::: Provided data

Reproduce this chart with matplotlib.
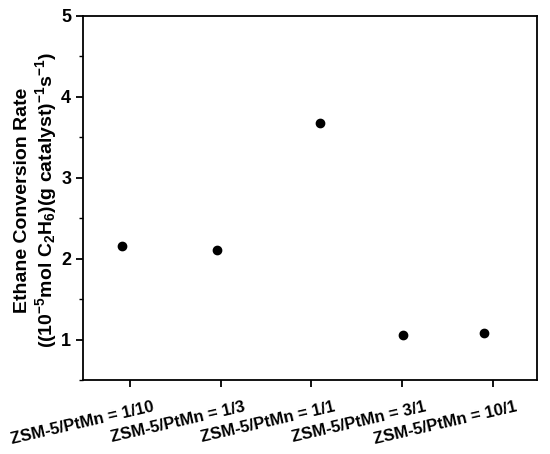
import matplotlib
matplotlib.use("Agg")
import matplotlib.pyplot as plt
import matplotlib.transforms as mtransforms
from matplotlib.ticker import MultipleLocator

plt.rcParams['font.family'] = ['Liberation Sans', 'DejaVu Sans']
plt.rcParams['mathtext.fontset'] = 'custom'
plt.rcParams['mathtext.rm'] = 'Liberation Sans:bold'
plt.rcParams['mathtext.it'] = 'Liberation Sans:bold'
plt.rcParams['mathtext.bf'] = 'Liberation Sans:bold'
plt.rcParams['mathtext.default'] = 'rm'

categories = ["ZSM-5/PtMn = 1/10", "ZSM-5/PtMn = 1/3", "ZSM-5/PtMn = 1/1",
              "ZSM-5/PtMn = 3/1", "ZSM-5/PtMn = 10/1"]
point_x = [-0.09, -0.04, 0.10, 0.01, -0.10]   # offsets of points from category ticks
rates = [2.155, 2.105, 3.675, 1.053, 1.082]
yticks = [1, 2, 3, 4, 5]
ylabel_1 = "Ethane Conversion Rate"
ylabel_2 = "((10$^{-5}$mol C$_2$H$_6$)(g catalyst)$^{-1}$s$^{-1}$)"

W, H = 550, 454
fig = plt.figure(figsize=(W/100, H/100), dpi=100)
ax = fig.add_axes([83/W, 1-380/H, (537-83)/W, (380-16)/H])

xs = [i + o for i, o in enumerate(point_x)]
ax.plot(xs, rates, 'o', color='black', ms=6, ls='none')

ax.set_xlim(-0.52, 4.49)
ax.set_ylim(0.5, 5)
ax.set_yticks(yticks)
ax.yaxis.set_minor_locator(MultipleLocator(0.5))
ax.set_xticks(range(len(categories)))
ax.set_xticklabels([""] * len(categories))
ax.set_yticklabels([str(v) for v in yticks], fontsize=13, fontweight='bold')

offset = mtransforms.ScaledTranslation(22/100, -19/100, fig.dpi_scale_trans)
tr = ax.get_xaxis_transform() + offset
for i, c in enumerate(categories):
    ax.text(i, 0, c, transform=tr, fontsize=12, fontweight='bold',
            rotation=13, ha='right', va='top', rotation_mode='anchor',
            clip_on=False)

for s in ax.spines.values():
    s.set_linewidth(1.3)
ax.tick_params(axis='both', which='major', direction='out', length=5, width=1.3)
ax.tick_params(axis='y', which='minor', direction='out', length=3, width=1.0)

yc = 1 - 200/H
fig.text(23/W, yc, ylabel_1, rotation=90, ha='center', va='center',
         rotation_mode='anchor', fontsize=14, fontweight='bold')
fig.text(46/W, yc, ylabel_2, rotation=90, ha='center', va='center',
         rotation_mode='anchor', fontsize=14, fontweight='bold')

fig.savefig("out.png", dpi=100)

::::::

From the first line above down to the line with "ax.plot(xs, rates, 'o', color='black', ms=6, ls='none')", reproduce every line and no others, omitting pictures.

▶ Response below:
Reproduce this chart with matplotlib.
import matplotlib
matplotlib.use("Agg")
import matplotlib.pyplot as plt
import matplotlib.transforms as mtransforms
from matplotlib.ticker import MultipleLocator

plt.rcParams['font.family'] = ['Liberation Sans', 'DejaVu Sans']
plt.rcParams['mathtext.fontset'] = 'custom'
plt.rcParams['mathtext.rm'] = 'Liberation Sans:bold'
plt.rcParams['mathtext.it'] = 'Liberation Sans:bold'
plt.rcParams['mathtext.bf'] = 'Liberation Sans:bold'
plt.rcParams['mathtext.default'] = 'rm'

categories = ["ZSM-5/PtMn = 1/10", "ZSM-5/PtMn = 1/3", "ZSM-5/PtMn = 1/1",
              "ZSM-5/PtMn = 3/1", "ZSM-5/PtMn = 10/1"]
point_x = [-0.09, -0.04, 0.10, 0.01, -0.10]   # offsets of points from category ticks
rates = [2.155, 2.105, 3.675, 1.053, 1.082]
yticks = [1, 2, 3, 4, 5]
ylabel_1 = "Ethane Conversion Rate"
ylabel_2 = "((10$^{-5}$mol C$_2$H$_6$)(g catalyst)$^{-1}$s$^{-1}$)"

W, H = 550, 454
fig = plt.figure(figsize=(W/100, H/100), dpi=100)
ax = fig.add_axes([83/W, 1-380/H, (537-83)/W, (380-16)/H])

xs = [i + o for i, o in enumerate(point_x)]
ax.plot(xs, rates, 'o', color='black', ms=6, ls='none')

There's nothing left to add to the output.